Y no. Nosotros no nos hemos arrogado nada. Pero es cierto que cuando uno llega al Congreso y descubre que en todos estos años ningún partido político ha reclamado una sala donde sus trabajadores puedan comer la comida que se traen de casa, no parece que todos ellos, antiguos pobladores del Congreso con los que ahora habitamos, fueran gente muy normal. Al menos, si entendemos por gente normal esas personas que se llevan la tartera a la oficina porque no pueden permitirse pagar un menú todos los días. Los que tienen más vida laboral que biografía.

En los intestinos del Congreso encontramos, en definitiva, un sistema que funcionaba condicionando a cada individuo que entra por la puerta, con su acreditación correspondiente, marcándole las pautas, las posibilidades y lo radios de actuación. Encasillando a cada cual, de forma democráticamente burocrática, y asignándole un espacio. También a los recién llegados representantes de Podemos: el sistema descansa sobre la creencia de que la Comisión Parlamentaria de turno se encargará de poner a cada diputado y diputada en su lugar, que la inercia de la institución disciplinará a cada cual, ahogándolo en papeles y convirtiendo su agenda institucional en un laberinto parlamentario en el que anularlo políticamente. Un sistema que, como hubiera dicho Henri Lefebvre, había olvidado la función de apropiación del espacio por parte de sus usuarios (y por tanto, la posibilidad de cambio, de dinamismo), reproduciendo un orden productivista que dificultaba pretendidamente la reunión y el encuentro. Un orden que, en el caso del Congreso de los Diputados, además resultaba ser improductivo.
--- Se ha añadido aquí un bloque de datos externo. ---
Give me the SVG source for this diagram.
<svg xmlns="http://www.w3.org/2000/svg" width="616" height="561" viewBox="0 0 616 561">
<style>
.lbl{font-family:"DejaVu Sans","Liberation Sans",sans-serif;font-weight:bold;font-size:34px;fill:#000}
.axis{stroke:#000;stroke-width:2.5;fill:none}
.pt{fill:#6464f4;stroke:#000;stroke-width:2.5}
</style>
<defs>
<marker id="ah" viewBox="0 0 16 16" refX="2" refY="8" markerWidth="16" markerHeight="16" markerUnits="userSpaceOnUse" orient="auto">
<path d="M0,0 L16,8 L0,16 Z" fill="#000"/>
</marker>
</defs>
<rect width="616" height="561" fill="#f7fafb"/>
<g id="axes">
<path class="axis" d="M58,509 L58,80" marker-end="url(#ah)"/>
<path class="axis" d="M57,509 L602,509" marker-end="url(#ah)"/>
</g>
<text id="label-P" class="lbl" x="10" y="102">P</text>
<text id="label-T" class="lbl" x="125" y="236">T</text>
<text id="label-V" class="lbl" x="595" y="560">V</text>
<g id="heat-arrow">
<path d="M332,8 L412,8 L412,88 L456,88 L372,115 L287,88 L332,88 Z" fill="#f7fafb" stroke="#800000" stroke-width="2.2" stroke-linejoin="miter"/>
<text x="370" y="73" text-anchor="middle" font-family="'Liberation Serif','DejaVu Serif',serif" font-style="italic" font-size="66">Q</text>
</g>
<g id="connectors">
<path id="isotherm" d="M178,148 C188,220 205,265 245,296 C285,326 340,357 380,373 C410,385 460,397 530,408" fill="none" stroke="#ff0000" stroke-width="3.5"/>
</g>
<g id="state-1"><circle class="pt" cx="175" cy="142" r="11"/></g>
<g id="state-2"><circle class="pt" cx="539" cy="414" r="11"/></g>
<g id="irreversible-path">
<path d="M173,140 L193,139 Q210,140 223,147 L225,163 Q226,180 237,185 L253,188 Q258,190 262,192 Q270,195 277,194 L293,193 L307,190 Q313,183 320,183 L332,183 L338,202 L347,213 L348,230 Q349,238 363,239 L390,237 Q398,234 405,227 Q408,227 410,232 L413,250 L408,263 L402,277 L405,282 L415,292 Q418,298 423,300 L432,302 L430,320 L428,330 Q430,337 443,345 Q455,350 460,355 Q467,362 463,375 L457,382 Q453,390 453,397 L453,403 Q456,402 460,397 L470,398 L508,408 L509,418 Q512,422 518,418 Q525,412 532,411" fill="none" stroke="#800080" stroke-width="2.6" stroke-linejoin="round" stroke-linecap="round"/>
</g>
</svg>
Pero en ese sistema irrumpió de pronto un elemento inesperado. No contaban con nosotros. No esperaban que nos tratáramos como compañeros, en vez de como jefes y empleados. No nos conocían, y por eso no sabían que nuestro objetivo siempre fue ser alegres y combativos, y que veníamos dispuestos a pelear, también, por estas pequeñas cosas.

¿Quién iba a imaginar que algún día su Congreso se iba a llenar de gente?